After months and months of debate and lobbying on behalf local homeowners, the enaction date for the Biggert-Waters Act came and went on Oct. 1 with little fanfare.
Congress has failed to take significant action to repeal or delay the Biggert-Waters Act and it is now the law of the land. That means as insurance policies begin to renew, some property owners may be in for a surprise.
St. Charles Parish Coastal Zone Manager Earl Matherne said while most property owners will not see any effects because flood maps proposed in March that would reclassify many areas of the parish as flood zones for the first time have been delayed, there will be a few notable exceptions.
“Without the map actually having changed the changes in St. Charles are minimal. The big changes will come with pre-FIRM policies,” he said. “We are talking mostly about commercial.”
Matherne said the commercial structures built before St. Charles Parish became part of the National Flood Insurance Program in 1983, also known as pre-FIRM, on Highway 90 in Boutte will likely see the most effects.
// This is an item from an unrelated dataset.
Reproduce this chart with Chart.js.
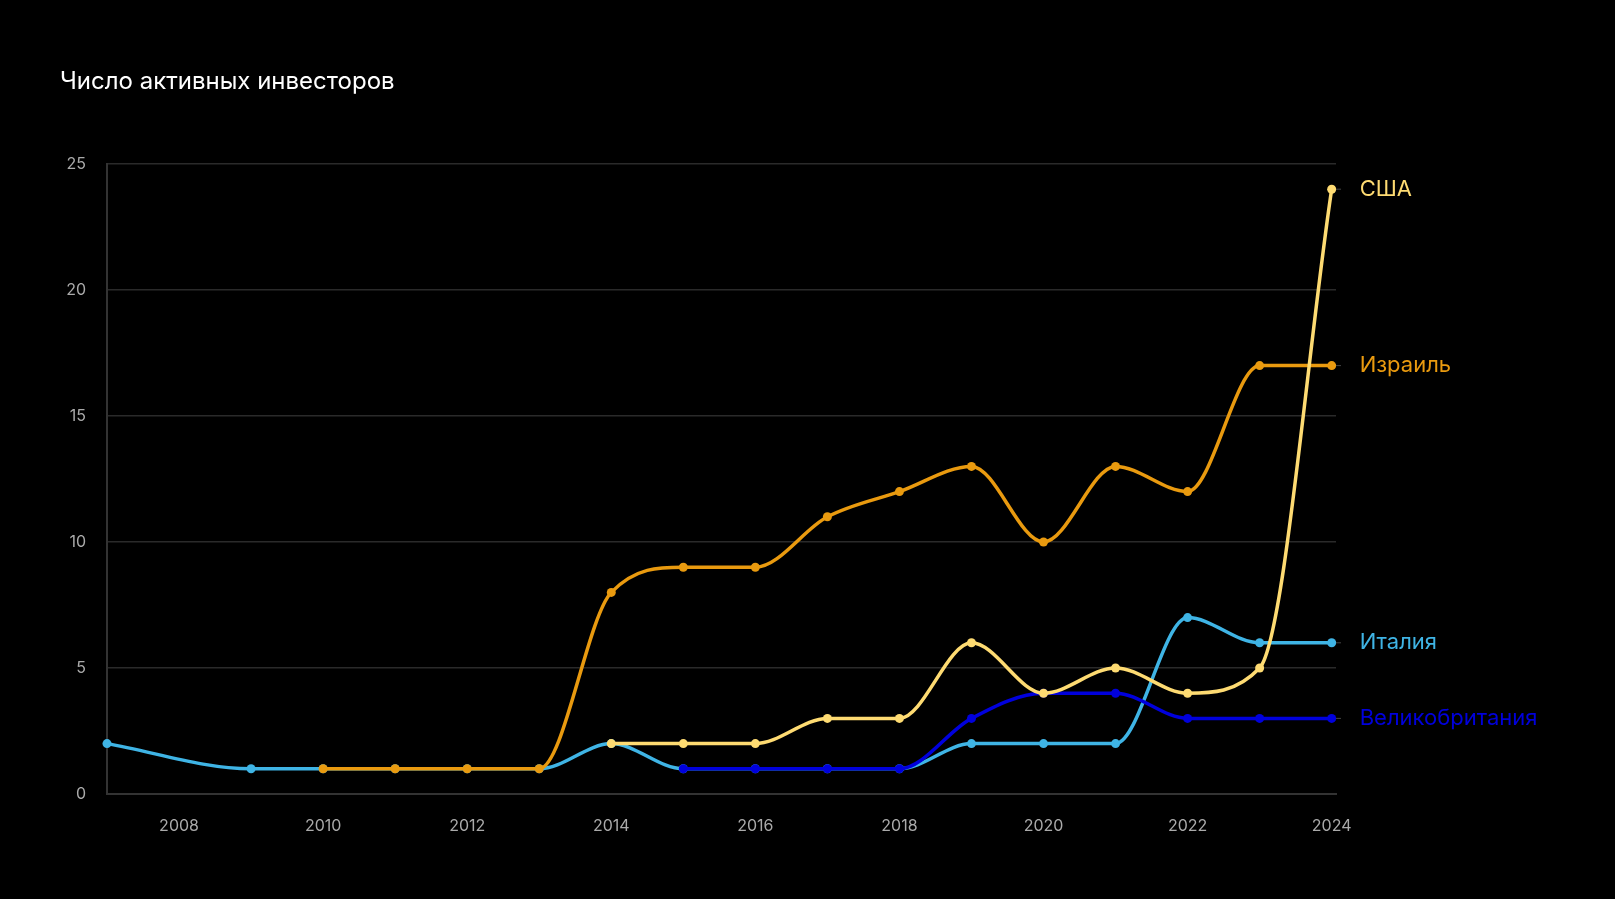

When commercial flood insurance policies begin to renew those property owners may be required to pay thousands of dollars per year.
“In Boutte everything is about the same height, because most of those were built before 1983,” he said. “It is kind of a nationwide wait and see who gets the bills, which is scary because it means you don’t know. It could be a handful of properties and it could be 75 percent of them.”
Matherne said he really does not know how the Biggert-Waters Act will begin to be enacted, especially with the current government shutdown, but he expects to soon begin hearing from affected property owners who are presented with exorbitant flood insurance bills.
“It’s a matter of time before their current policies, if they have them, expire and come up for renewal,” he said.